We return for 2013 full of energy and optimism and a continuing admiration for editors, those great leaders of newspapers.
The current editor, who we have always referred to as editor number six, is an enthusiast for the job. As always, I have with me assistants who help with the column; long-time readers will be familiar with Charlie, the wise old sage who understands the numbers and the economy better than anyone (including all the economists, of which he is one).
He picked the global financial crisis two years in advance and helped a lot of people, including me, to be in a better position than we might have been in 2008 when the financial world started to shake.
We also have Louise, the highly educated and widely read woman of letters, who Charlie simply regards as the high priestess of the nattering classes. She thinks he's just a bean counter, to which Charlie's response is that she is a loquacious sesquipedalian.
As always, Wilcox, the clever cartoonist, returns.
But back to editor number six. He has reflected over the summer and seems to like what we do and said that while the column has always been about media and marketing, I can write about anything that I see as important. We're very glad about that because as many followers know, I do anyway.
This week it is easy. With the Prime Minister calling an election for September 14, the issue of leadership will be front and centre. People might like to think that other issues should dominate, but the central question for any democracy is ultimately the quality of leadership.
It's a brave PM to call an election in the middle of the football finals. Obviously, the backroom boys in the Labor Party think that the Manly Silvertails will be playing on that day so about half the Liberal Party will be distracted and might even forget to vote.
Over the summer, I read two books, nearly from cover to cover, which is not a bad effort from me as I usually flick through them.
One was about Wallis Simpson and the Duke of Windsor. I don't think I'm the only one who's come to the conclusion that both Wallis and the Duke were loopy and probably it's just as well he abdicated. His brother did a much better job as King, also producing Elizabeth, a monarch who exemplified the qualities of leadership. And he produced a story line for the great movie, The King's Speech, for which Geoffrey Rush was nominated for an Oscar.
The other book was more interesting. Jon Meacham's Pulitzer Prize-winning work about Thomas Jefferson.
Jefferson might well be considered the greatest of US presidents because he was able to unify the fragmented leadership of a nation emerging from the trauma of the American Revolution, perhaps the most destructive circumstances any country can face.

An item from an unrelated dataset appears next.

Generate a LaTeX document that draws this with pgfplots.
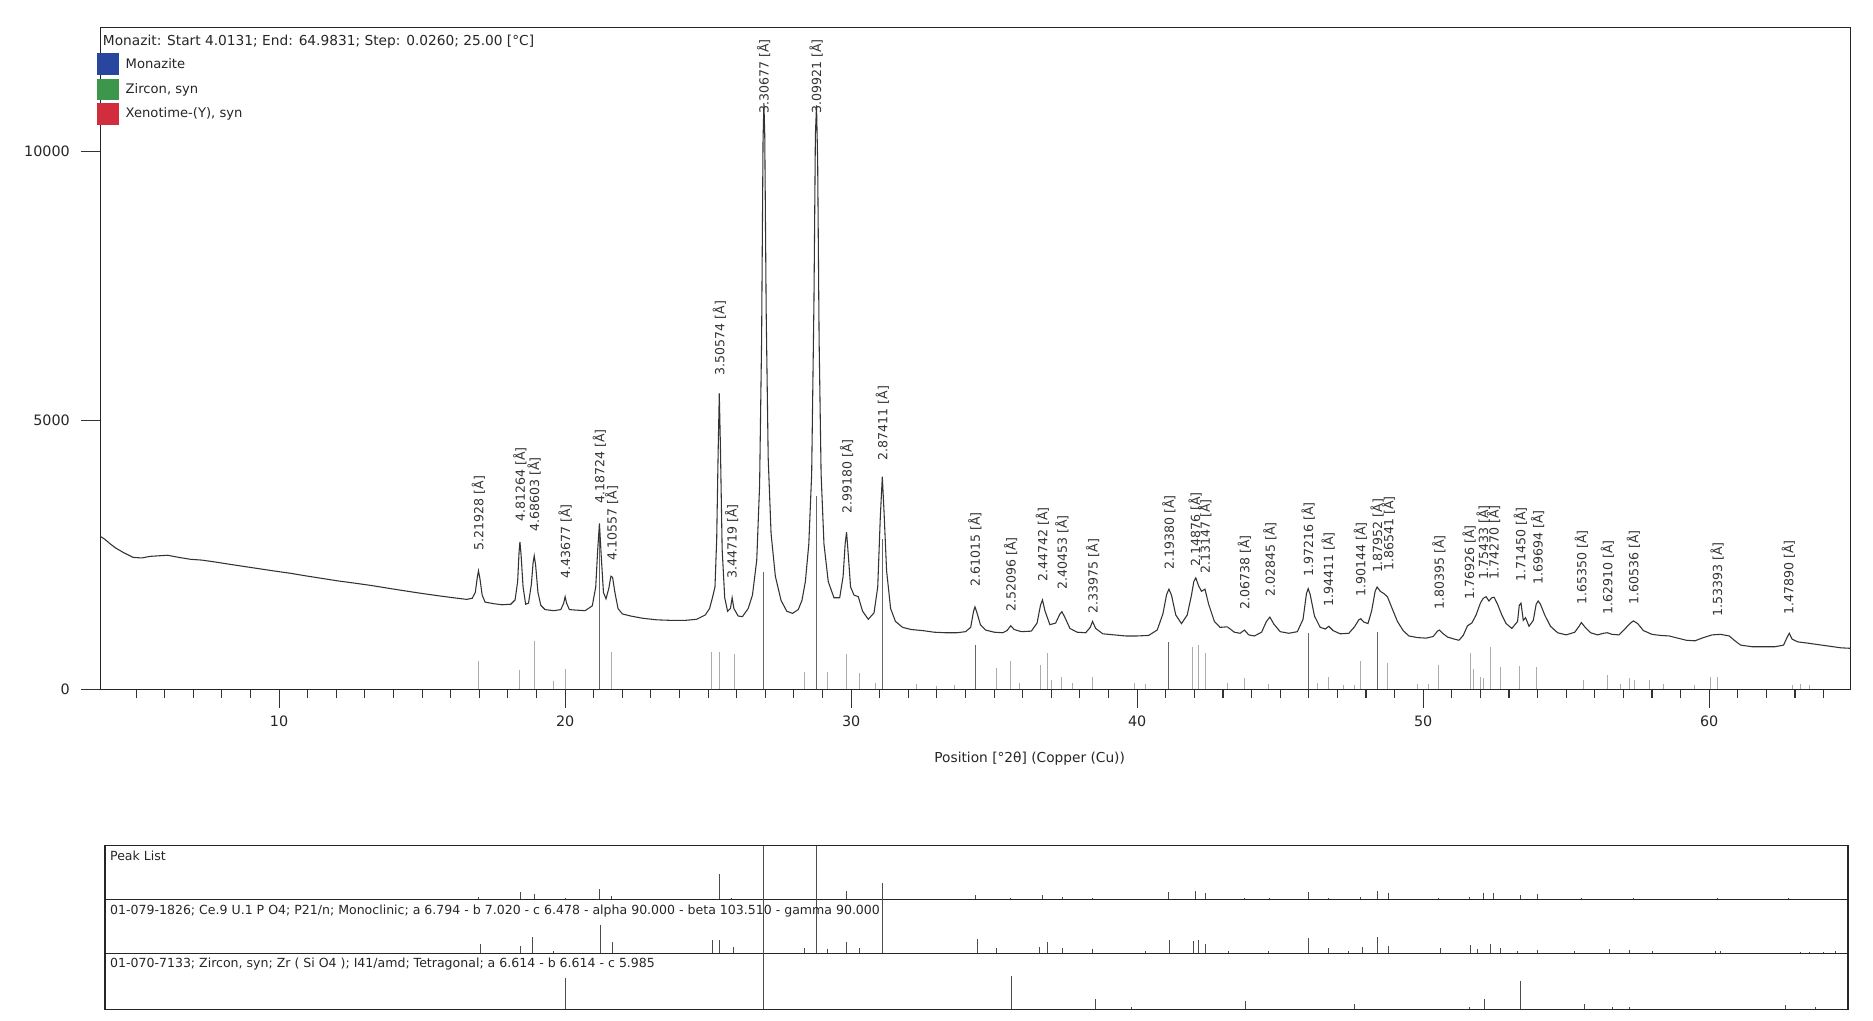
\documentclass[border=0pt]{standalone}
\usepackage{fontspec}
\setmainfont{DejaVu Sans}
\usepackage{pgfplots}
\pgfplotsset{compat=1.18}
\definecolor{monblue}{RGB}{40,70,160}
\definecolor{zirgreen}{RGB}{60,150,75}
\definecolor{xenred}{RGB}{210,45,60}
\newcommand{\lab}[3]{\node[rotate=90,anchor=west,inner sep=0pt,font=\fontsize{10.5}{12}\selectfont,text=black!80] at (axis cs:#1,#2) {#3};}
\begin{document}
\begin{tikzpicture}[x=1pt,y=1pt]
\path[use as bounding box] (0,0) rectangle (1568,854);
\begin{axis}[at={(84pt,277pt)}, anchor=south west, width=1465.4pt, height=554pt, scale only axis,
  xmin=3.75, xmax=64.95, ymin=0, ymax=12300, clip=false,
  axis line style={line width=1.1pt, black!85},
  xtick={10,20,...,60}, minor xtick={5,6,...,64}, ytick={0,5000,10000},
  xtick pos=bottom, ytick pos=left, tick align=outside,
  major tick length=16pt, minor tick length=7pt,
  tick style={line width=0.9pt, black!80},
  ticklabel style={font=\fontsize{12}{14}\selectfont, text=black!85},
  xticklabel style={yshift=-3pt}, yticklabel style={xshift=-6pt},
  /pgf/number format/assume math mode=true, /pgf/number format/1000 sep={}, scaled y ticks=false]
% reference sticks
\addplot[ycomb, gray!65, line width=0.8pt, no marks] coordinates {
(16.97,530) (18.42,360) (18.92,890) (19.6,150) (20.0,370) (21.63,690)
(25.12,700) (25.39,700) (25.91,650) (28.38,320) (29.17,320) (29.84,650) (30.28,300) (30.85,110)
(32.3,90) (33.0,60) (33.6,80) (35.08,390) (35.58,530) (35.9,110) (36.62,450) (36.85,670) (37.0,170)
(37.37,235) (37.75,110) (38.44,235) (39.9,110) (40.3,100) (41.95,790) (42.15,820) (42.40,670)
(43.15,110) (43.75,205) (44.6,100) (46.3,110) (46.68,235) (47.2,80) (47.6,80) (47.80,530) (48.75,480)
(49.8,100) (50.2,100) (50.55,450) (51.65,670) (51.75,380) (52.0,235) (52.1,200) (52.35,790) (52.7,420)
(53.35,440) (53.95,420) (55.6,170) (56.45,266) (56.9,100) (57.2,200) (57.4,180) (57.9,170) (58.4,100)
(59.5,80) (60.05,235) (60.3,235) (62.9,80) (63.2,100) (63.5,80)};
\addplot[ycomb, black!60, line width=0.8pt, no marks] coordinates {
(21.20,3000) (26.94,2180) (28.78,3600) (31.09,2800) (34.33,820) (41.11,870) (45.98,1040) (48.39,1070)};
% measured pattern
\addplot[black!80, line width=0.9pt, no marks] coordinates {
(3.75,2840) (3.9,2790) (4.1,2700) (4.3,2620) (4.56,2540) (4.9,2450) (5.2,2440) (5.5,2470) (5.8,2480)
(6.1,2490) (6.5,2450) (6.9,2415) (7.3,2400) (7.7,2370) (8.3,2320) (8.8,2280) (9.3,2240) (9.8,2200)
(10.4,2155) (10.9,2110) (11.5,2060) (12.1,2010) (12.6,1975) (13.2,1930) (13.9,1870) (14.5,1820)
(15.0,1780) (15.6,1735) (16.1,1700) (16.56,1670) (16.75,1690) (16.86,1800) (16.93,2080) (16.97,2200)
(17.02,2060) (17.1,1750) (17.2,1620) (17.5,1590) (17.8,1570) (18.1,1580) (18.25,1660) (18.34,2000)
(18.39,2550) (18.42,2740) (18.46,2500) (18.53,1900) (18.62,1580) (18.72,1600) (18.82,1950) (18.88,2350)
(18.92,2480) (18.97,2300) (19.05,1800) (19.15,1560) (19.3,1480) (19.6,1460) (19.85,1480) (19.95,1600)
(20.0,1720) (20.05,1600) (20.15,1480) (20.4,1470) (20.7,1460) (20.95,1550) (21.07,1900) (21.14,2600)
(21.2,3080) (21.26,2500) (21.34,1800) (21.43,1680) (21.53,1880) (21.6,2100) (21.66,2080) (21.74,1800)
(21.85,1500) (22.0,1400) (22.3,1360) (22.7,1320) (23.2,1290) (23.7,1280) (24.2,1280) (24.6,1300)
(24.9,1380) (25.05,1500) (25.15,1700) (25.24,1900) (25.3,2800) (25.35,4400) (25.39,5500) (25.43,4500)
(25.49,2600) (25.58,1700) (25.68,1450) (25.78,1500) (25.84,1700) (25.9,1500) (26.05,1360) (26.2,1350)
(26.4,1500) (26.55,1750) (26.7,2400) (26.8,3800) (26.87,6500) (26.92,10200) (26.95,10900) (26.98,10300)
(27.03,7000) (27.1,4300) (27.2,2900) (27.35,2100) (27.55,1650) (27.75,1450) (27.95,1410) (28.15,1480)
(28.28,1650) (28.4,2000) (28.52,2700) (28.62,4000) (28.7,7200) (28.75,10300) (28.79,10850) (28.83,9800)
(28.88,6500) (28.95,4000) (29.05,2700) (29.2,2000) (29.4,1700) (29.6,1700) (29.72,2100) (29.79,2700)
(29.84,2920) (29.9,2500) (29.98,1900) (30.1,1750) (30.25,1720) (30.4,1450) (30.6,1300) (30.8,1420)
(30.93,1900) (31.02,3200) (31.09,3950) (31.15,3300) (31.24,2200) (31.38,1500) (31.55,1260) (31.8,1150)
(32.1,1110) (32.5,1090) (32.9,1060) (33.3,1050) (33.7,1050) (34.0,1070) (34.18,1150) (34.28,1450)
(34.33,1530) (34.4,1420) (34.52,1200) (34.7,1100) (35.0,1060) (35.3,1050) (35.45,1090) (35.58,1180)
(35.7,1110) (35.95,1070) (36.3,1080) (36.5,1230) (36.62,1560) (36.69,1660) (36.78,1450) (36.95,1200)
(37.15,1230) (37.3,1400) (37.37,1440) (37.46,1350) (37.65,1130) (37.9,1060) (38.2,1050) (38.36,1150)
(38.44,1260) (38.55,1130) (38.8,1030) (39.2,1010) (39.6,990) (40.0,990) (40.4,1000) (40.7,1100)
(40.9,1400) (41.03,1760) (41.11,1860) (41.2,1750) (41.35,1380) (41.55,1220) (41.75,1380) (41.9,1750)
(41.98,2000) (42.05,2070) (42.15,1920) (42.25,1820) (42.37,1860) (42.5,1580) (42.7,1260) (42.9,1150)
(43.15,1160) (43.4,1060) (43.6,1040) (43.75,1100) (43.9,1010) (44.1,990) (44.35,1060) (44.52,1260)
(44.64,1340) (44.78,1210) (45.0,1070) (45.3,1040) (45.6,1070) (45.8,1300) (45.92,1780) (45.98,1870)
(46.05,1760) (46.2,1360) (46.4,1150) (46.58,1120) (46.7,1170) (46.85,1090) (47.1,1030) (47.4,1040)
(47.6,1160) (47.75,1290) (47.82,1310) (47.92,1250) (48.07,1220) (48.2,1460) (48.32,1820) (48.39,1900)
(48.5,1820) (48.62,1780) (48.75,1720) (48.9,1520) (49.1,1260) (49.3,1090) (49.5,990) (49.8,960)
(50.1,950) (50.35,980) (50.5,1080) (50.57,1100) (50.68,1040) (50.85,970) (51.1,930) (51.25,910)
(51.4,1000) (51.55,1180) (51.7,1230) (51.85,1380) (52.0,1600) (52.1,1690) (52.2,1720) (52.3,1640)
(52.4,1700) (52.48,1710) (52.6,1580) (52.75,1380) (52.9,1220) (53.1,1130) (53.3,1260) (53.36,1560)
(53.42,1600) (53.5,1280) (53.58,1330) (53.7,1170) (53.85,1280) (53.95,1580) (54.02,1640) (54.1,1580)
(54.25,1380) (54.45,1170) (54.7,1050) (55.0,1010) (55.3,1060) (55.45,1170) (55.53,1240) (55.65,1160)
(55.85,1050) (56.1,1010) (56.3,1040) (56.44,1050) (56.6,1020) (56.85,1010) (57.05,1120) (57.25,1230)
(57.35,1270) (57.5,1220) (57.7,1090) (58.0,1020) (58.3,1000) (58.6,990) (58.9,950) (59.2,910)
(59.5,900) (59.8,960) (60.1,1010) (60.4,1020) (60.7,990) (60.9,900) (61.1,820) (61.5,790) (61.9,790)
(62.3,790) (62.6,820) (62.72,960) (62.8,1040) (62.9,930) (63.1,880) (63.4,860) (63.8,830) (64.2,800)
(64.6,770) (64.95,760)};
\lab{16.97}{2583}{5.21928 [Å]}
\lab{18.42}{3110}{4.81264 [Å]}
\lab{18.92}{2924}{4.68603 [Å]}
\lab{20.00}{2057}{4.43677 [Å]}
\lab{21.20}{3450}{4.18724 [Å]}
\lab{21.63}{2397}{4.10557 [Å]}
\lab{25.39}{5836}{3.50574 [Å]}
\lab{25.82}{2057}{3.44719 [Å]}
\lab{26.94}{10699}{3.30677 [Å]}
\lab{28.78}{10699}{3.09921 [Å]}
\lab{29.84}{3265}{2.99180 [Å]}
\lab{31.09}{4256}{2.87411 [Å]}
\lab{34.33}{1908}{2.61015 [Å]}
\lab{35.58}{1443}{2.52096 [Å]}
\lab{36.69}{2000}{2.44742 [Å]}
\lab{37.37}{1846}{2.40453 [Å]}
\lab{38.44}{1412}{2.33975 [Å]}
\lab{41.11}{2218}{2.19380 [Å]}
\lab{42.03}{2280}{2.14876 [Å]}
\lab{42.37}{2150}{2.13147 [Å]}
\lab{43.75}{1474}{2.06738 [Å]}
\lab{44.64}{1722}{2.02845 [Å]}
\lab{45.98}{2094}{1.97216 [Å]}
\lab{46.68}{1536}{1.94411 [Å]}
\lab{47.80}{1722}{1.90144 [Å]}
\lab{48.39}{2156}{1.87952 [Å]}
\lab{48.78}{2200}{1.86541 [Å]}
\lab{50.55}{1474}{1.80395 [Å]}
\lab{51.61}{1660}{1.76926 [Å]}
\lab{52.10}{2032}{1.75433 [Å]}
\lab{52.46}{2032}{1.74270 [Å]}
\lab{53.40}{2000}{1.71450 [Å]}
\lab{54.00}{1939}{1.69694 [Å]}
\lab{55.53}{1567}{1.65350 [Å]}
\lab{56.44}{1384}{1.62910 [Å]}
\lab{57.35}{1567}{1.60536 [Å]}
\lab{60.28}{1350}{1.53393 [Å]}
\lab{62.77}{1381}{1.47890 [Å]}
\end{axis}
% title and legend
\node[anchor=west, inner sep=0pt, font=\fontsize{11.5}{13}\selectfont, text=black!85] at (86,819) {Monazit: Start 4.0131; End: 64.9831; Step: 0.0260; 25.00 [°C]};
\fill[monblue] (81,791) rectangle (100,810);
\node[anchor=west, inner sep=0pt, font=\fontsize{11}{13}\selectfont, text=black!85] at (105,800.5) {Monazite};
\fill[zirgreen] (81,770) rectangle (100,788);
\node[anchor=west, inner sep=0pt, font=\fontsize{11}{13}\selectfont, text=black!85] at (105,779) {Zircon, syn};
\fill[xenred] (81,749) rectangle (100,768);
\node[anchor=west, inner sep=0pt, font=\fontsize{11}{13}\selectfont, text=black!85] at (105,758.5) {Xenotime-(Y), syn};
\node[font=\fontsize{11.5}{13}\selectfont, text=black!85] at (862,219) {Position [°2θ] (Copper (Cu))};
% peak list panel
\begin{axis}[at={(88pt,101pt)}, anchor=south west, width=1459pt, height=45pt, scale only axis,
  xmin=3.917, xmax=64.85, ymin=0, ymax=100, axis line style={line width=1.1pt, black!85},
  xtick=\empty, ytick=\empty]
\addplot[ycomb, black!70, line width=0.7pt, no marks] coordinates {
(16.97,5) (18.42,13) (18.92,11) (20.00,3) (21.20,20) (21.63,7) (25.39,47) (25.82,3) (26.94,100) (28.78,100)
(29.84,16) (31.09,31) (34.33,9) (35.58,2) (36.69,9) (37.37,4) (38.44,3) (41.11,14) (42.03,16) (42.37,12)
(43.75,2) (44.64,3) (45.98,14) (46.68,2) (47.80,4) (48.39,16) (48.78,12) (50.55,2) (51.61,5) (52.1,12)
(52.46,12) (53.40,8) (54.00,10) (55.53,3) (56.44,1.5) (57.35,3) (60.28,2) (62.77,2)};
\end{axis}
\begin{axis}[at={(88pt,56pt)}, anchor=south west, width=1459pt, height=45pt, scale only axis,
  xmin=3.917, xmax=64.85, ymin=0, ymax=100, axis line style={line width=1.1pt, black!85},
  xtick=\empty, ytick=\empty]
\addplot[ycomb, black!70, line width=0.7pt, no marks] coordinates {
(17.03,17) (18.45,14) (18.87,31) (19.6,5) (21.22,52) (21.66,20) (25.15,24) (25.39,24) (25.9,12) (26.94,100)
(28.38,10) (28.78,100) (29.17,8) (29.84,20) (30.28,10) (31.09,100) (34.40,27) (35.08,10) (36.6,12) (36.85,20)
(37.39,10) (38.44,8) (40.3,4) (41.14,25) (41.98,22) (42.15,24) (42.40,18) (43.2,4) (44.6,4) (45.98,28)
(46.68,10) (47.4,4) (47.87,12) (48.39,30) (48.8,14) (50.6,10) (51.65,15) (51.9,8) (52.35,18) (52.7,10)
(53.3,5) (54.0,6) (55.3,4) (56.5,8) (57.2,6) (58.0,4) (60.2,5) (60.4,5) (63.2,3) (63.5,3) (64.0,3) (64.4,5)};
\end{axis}
\begin{axis}[at={(88pt,9pt)}, anchor=south west, width=1459pt, height=47pt, scale only axis,
  xmin=3.917, xmax=64.85, ymin=0, ymax=100, axis line style={line width=1.1pt, black!85},
  xtick=\empty, ytick=\empty]
\addplot[ycomb, black!70, line width=0.7pt, no marks] coordinates {
(20.0,55) (26.94,100) (35.62,60) (38.55,18) (39.8,4) (43.8,15) (47.6,10) (51.6,5) (52.14,18) (53.4,50)
(55.65,10) (56.6,4) (57.2,4) (62.66,8) (63.7,4)};
\end{axis}
\node[anchor=north west, inner sep=0pt, font=\fontsize{10.5}{12}\selectfont, text=black!85] at (92,142) {Peak List};
\node[anchor=north west, inner sep=0pt, font=\fontsize{10.5}{12}\selectfont, text=black!85] at (92,97) {01-079-1826; Ce.9 U.1 P O4; P21/n; Monoclinic; a 6.794 - b 7.020 - c 6.478 - alpha 90.000 - beta 103.510 - gamma 90.000};
\node[anchor=north west, inner sep=0pt, font=\fontsize{10.5}{12}\selectfont, text=black!85] at (92,52) {01-070-7133; Zircon, syn; Zr ( Si O4 ); I41/amd; Tetragonal; a 6.614 - b 6.614 - c 5.985};
\end{tikzpicture}
\end{document}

Jefferson showed many great strengths. He fought with the British, helped hold a diverse nation together and successfully negotiated with the French in the Louisiana Purchase, where the young US nation took full control of this region of the North American continent.
The Jefferson book reminded me of the publication of Paul Keating's timely contribution to the national debate in which he made the simple and powerful point that the most important aspects of leadership are imagination and courage.
This excessively long election lead-up is sure to expose the depth of the leadership capacities of both the Prime Minister and the Leader of the Opposition.
I hope that both of them can rise to this challenge because our country desperately needs a leader with the wisdom of someone as great as Jefferson; the imagination to recognise the genius of humanity and the possibility of discovering the undiscovered, and the courage to lead the people.
One thing that Jefferson could observe, wherever he might be right now, is that calling an election this far out is a certain way to slow the economy. I hope it's worth it.
Correction: The original version of this story said Jefferson was involved in the American Civil War.